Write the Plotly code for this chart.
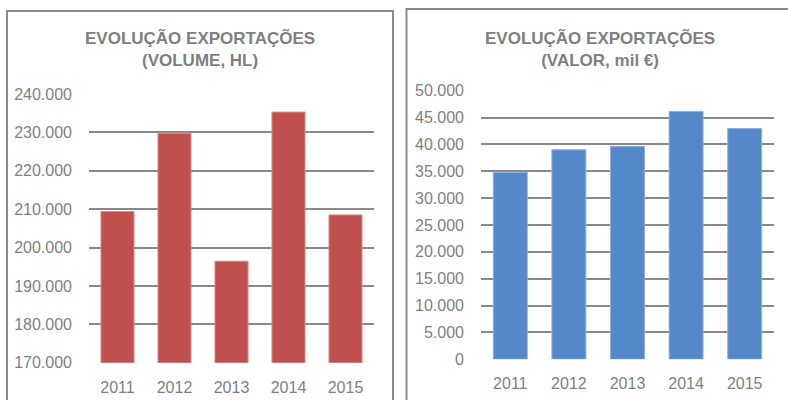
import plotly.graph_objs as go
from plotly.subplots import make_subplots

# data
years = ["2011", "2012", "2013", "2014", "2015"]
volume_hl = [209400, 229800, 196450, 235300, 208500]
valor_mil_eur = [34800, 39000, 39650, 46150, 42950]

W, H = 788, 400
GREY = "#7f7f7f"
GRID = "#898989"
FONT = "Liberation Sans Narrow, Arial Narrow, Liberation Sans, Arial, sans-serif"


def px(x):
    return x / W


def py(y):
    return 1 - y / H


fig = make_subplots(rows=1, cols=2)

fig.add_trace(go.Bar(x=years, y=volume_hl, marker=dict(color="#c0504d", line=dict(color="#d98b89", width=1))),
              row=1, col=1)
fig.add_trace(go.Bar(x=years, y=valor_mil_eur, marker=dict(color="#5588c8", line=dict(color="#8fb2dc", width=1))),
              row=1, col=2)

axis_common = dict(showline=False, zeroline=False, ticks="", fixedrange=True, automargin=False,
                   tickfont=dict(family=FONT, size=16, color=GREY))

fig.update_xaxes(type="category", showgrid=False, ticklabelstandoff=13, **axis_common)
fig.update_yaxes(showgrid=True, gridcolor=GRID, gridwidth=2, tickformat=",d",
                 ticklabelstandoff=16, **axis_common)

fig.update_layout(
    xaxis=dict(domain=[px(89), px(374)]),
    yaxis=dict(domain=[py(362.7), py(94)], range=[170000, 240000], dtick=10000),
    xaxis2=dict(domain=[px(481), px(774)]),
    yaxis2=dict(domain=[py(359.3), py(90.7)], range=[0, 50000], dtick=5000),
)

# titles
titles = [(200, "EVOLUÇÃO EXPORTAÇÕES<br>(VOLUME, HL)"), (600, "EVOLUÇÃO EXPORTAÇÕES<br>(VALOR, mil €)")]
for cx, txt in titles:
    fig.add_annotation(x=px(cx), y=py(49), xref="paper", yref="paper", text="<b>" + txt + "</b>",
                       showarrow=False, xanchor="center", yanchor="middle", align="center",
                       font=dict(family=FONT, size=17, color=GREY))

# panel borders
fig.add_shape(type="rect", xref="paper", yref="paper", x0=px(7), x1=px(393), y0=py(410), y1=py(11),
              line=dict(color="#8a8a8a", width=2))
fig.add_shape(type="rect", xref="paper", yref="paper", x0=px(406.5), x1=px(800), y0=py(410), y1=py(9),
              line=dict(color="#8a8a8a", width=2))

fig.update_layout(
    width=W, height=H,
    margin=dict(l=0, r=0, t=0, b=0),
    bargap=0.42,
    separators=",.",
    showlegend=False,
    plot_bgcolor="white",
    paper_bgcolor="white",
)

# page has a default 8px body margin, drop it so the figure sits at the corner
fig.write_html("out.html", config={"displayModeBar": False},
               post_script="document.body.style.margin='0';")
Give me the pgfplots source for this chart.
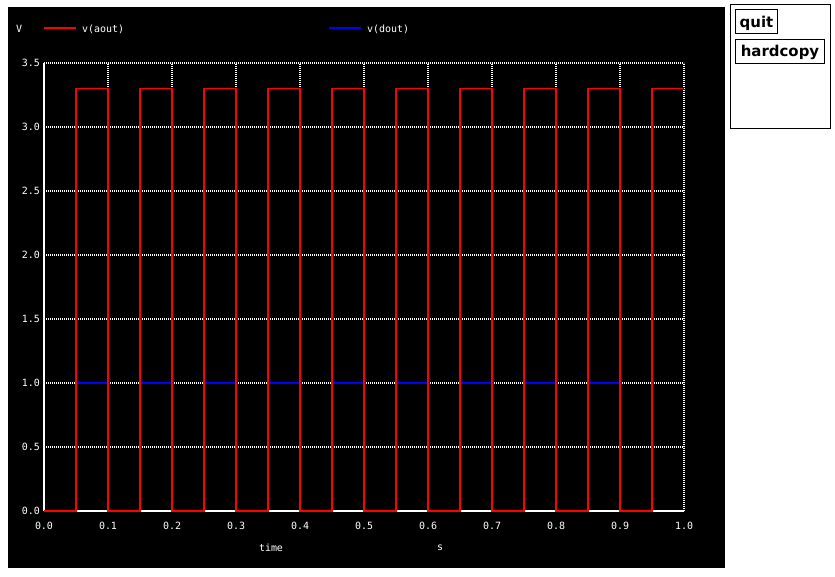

┄┄┄┄┄┄

#### Given problem
Up to and including the line with "ticklabelstandoff=16, **axis_common)", copy the data above from its first line. Skip pictures.

#### Result of the exercise
Write the Plotly code for this chart.
import plotly.graph_objs as go
from plotly.subplots import make_subplots

# data
years = ["2011", "2012", "2013", "2014", "2015"]
volume_hl = [209400, 229800, 196450, 235300, 208500]
valor_mil_eur = [34800, 39000, 39650, 46150, 42950]

W, H = 788, 400
GREY = "#7f7f7f"
GRID = "#898989"
FONT = "Liberation Sans Narrow, Arial Narrow, Liberation Sans, Arial, sans-serif"


def px(x):
    return x / W


def py(y):
    return 1 - y / H


fig = make_subplots(rows=1, cols=2)

fig.add_trace(go.Bar(x=years, y=volume_hl, marker=dict(color="#c0504d", line=dict(color="#d98b89", width=1))),
              row=1, col=1)
fig.add_trace(go.Bar(x=years, y=valor_mil_eur, marker=dict(color="#5588c8", line=dict(color="#8fb2dc", width=1))),
              row=1, col=2)

axis_common = dict(showline=False, zeroline=False, ticks="", fixedrange=True, automargin=False,
                   tickfont=dict(family=FONT, size=16, color=GREY))

fig.update_xaxes(type="category", showgrid=False, ticklabelstandoff=13, **axis_common)
fig.update_yaxes(showgrid=True, gridcolor=GRID, gridwidth=2, tickformat=",d",
                 ticklabelstandoff=16, **axis_common)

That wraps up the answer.